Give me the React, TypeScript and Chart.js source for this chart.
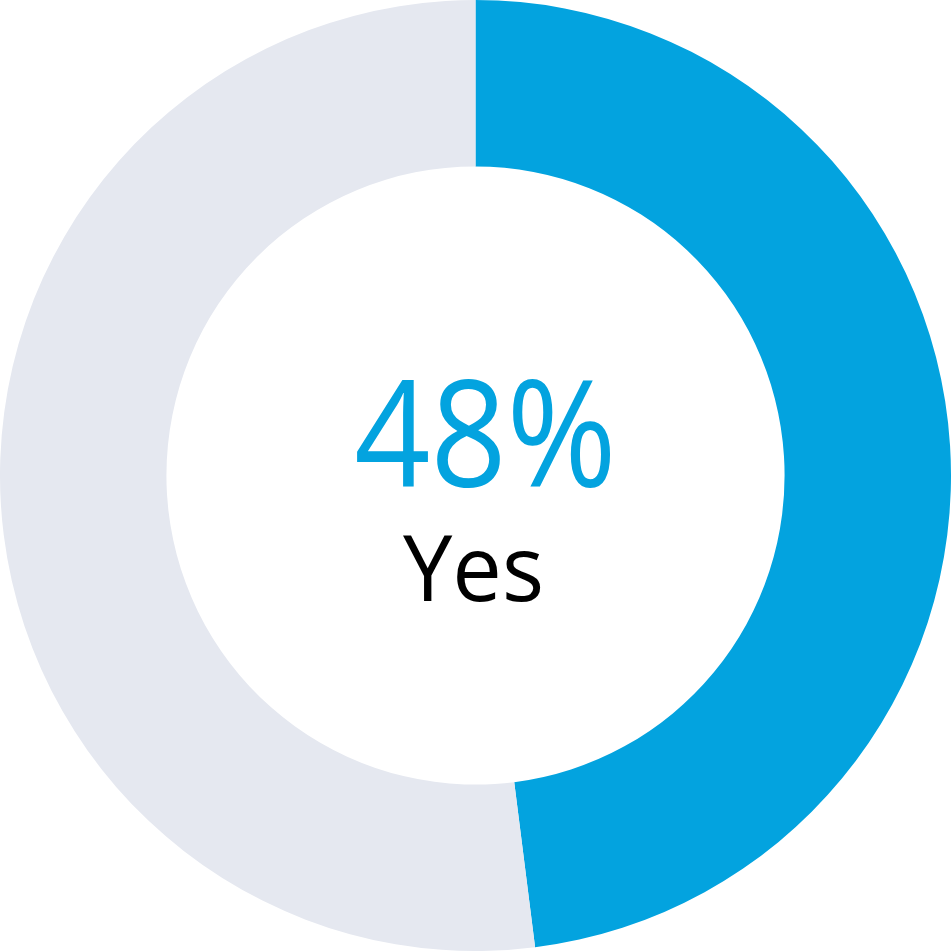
import React, { useEffect, useRef } from "react";
import { Chart, registerables } from "chart.js";

Chart.register(...registerables);

const categories = ["Yes", "No"];
const values = [48, 52];
const sliceColors = ["#03A3DF", "#E5E8F0"];
const centerValue = "48%";
const centerLabel = "Yes";

const centerTextPlugin = {
  id: "centerText",
  afterDraw(chart: any) {
    const { ctx, chartArea } = chart;
    const cx = (chartArea.left + chartArea.right) / 2;
    const cy = (chartArea.top + chartArea.bottom) / 2;
    ctx.save();
    ctx.textAlign = "center";
    ctx.textBaseline = "alphabetic";
    ctx.fillStyle = sliceColors[0];
    ctx.font = '148px "Open Sans"';
    ctx.save();
    ctx.translate(cx + 10, cy + 11);
    ctx.scale(0.9, 1);
    ctx.fillText(centerValue, 0, 0);
    ctx.restore();
    ctx.fillStyle = "#000000";
    ctx.font = '92px "Open Sans"';
    ctx.save();
    ctx.translate(cx - 2, cy + 125);
    ctx.scale(0.96, 1);
    ctx.fillText(centerLabel, 0, 0);
    ctx.restore();
    ctx.restore();
  },
};

export default function App() {
  const ref = useRef<HTMLCanvasElement | null>(null);
  useEffect(() => {
    document.body.style.margin = "0";
    const chart = new Chart(ref.current as HTMLCanvasElement, {
      type: "doughnut",
      data: {
        labels: categories,
        datasets: [
          {
            data: values,
            backgroundColor: sliceColors,
            borderWidth: 0,
          },
        ],
      },
      options: {
        animation: false,
        responsive: false,
        cutout: "65%",
        layout: { padding: 0 },
        plugins: {
          legend: { display: false },
          tooltip: { enabled: false },
        },
      },
      plugins: [centerTextPlugin],
    });
    return () => chart.destroy();
  }, []);
  return (
    <div style={{ width: 951, height: 951 }}>
      <canvas ref={ref} width={951} height={951} style={{ display: "block" }} />
    </div>
  );
}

_TASK BRIEF_. Please transcribe the material above exactly as written. Leave the pictures out.

_SOLUTION FOR THIS TASK_.
Give me the React, TypeScript and Chart.js source for this chart.
import React, { useEffect, useRef } from "react";
import { Chart, registerables } from "chart.js";

Chart.register(...registerables);

const categories = ["Yes", "No"];
const values = [48, 52];
const sliceColors = ["#03A3DF", "#E5E8F0"];
const centerValue = "48%";
const centerLabel = "Yes";

const centerTextPlugin = {
  id: "centerText",
  afterDraw(chart: any) {
    const { ctx, chartArea } = chart;
    const cx = (chartArea.left + chartArea.right) / 2;
    const cy = (chartArea.top + chartArea.bottom) / 2;
    ctx.save();
    ctx.textAlign = "center";
    ctx.textBaseline = "alphabetic";
    ctx.fillStyle = sliceColors[0];
    ctx.font = '148px "Open Sans"';
    ctx.save();
    ctx.translate(cx + 10, cy + 11);
    ctx.scale(0.9, 1);
    ctx.fillText(centerValue, 0, 0);
    ctx.restore();
    ctx.fillStyle = "#000000";
    ctx.font = '92px "Open Sans"';
    ctx.save();
    ctx.translate(cx - 2, cy + 125);
    ctx.scale(0.96, 1);
    ctx.fillText(centerLabel, 0, 0);
    ctx.restore();
    ctx.restore();
  },
};

export default function App() {
  const ref = useRef<HTMLCanvasElement | null>(null);
  useEffect(() => {
    document.body.style.margin = "0";
    const chart = new Chart(ref.current as HTMLCanvasElement, {
      type: "doughnut",
      data: {
        labels: categories,
        datasets: [
          {
            data: values,
            backgroundColor: sliceColors,
            borderWidth: 0,
          },
        ],
      },
      options: {
        animation: false,
        responsive: false,
        cutout: "65%",
        layout: { padding: 0 },
        plugins: {
          legend: { display: false },
          tooltip: { enabled: false },
        },
      },
      plugins: [centerTextPlugin],
    });
    return () => chart.destroy();
  }, []);
  return (
    <div style={{ width: 951, height: 951 }}>
      <canvas ref={ref} width={951} height={951} style={{ display: "block" }} />
    </div>
  );
}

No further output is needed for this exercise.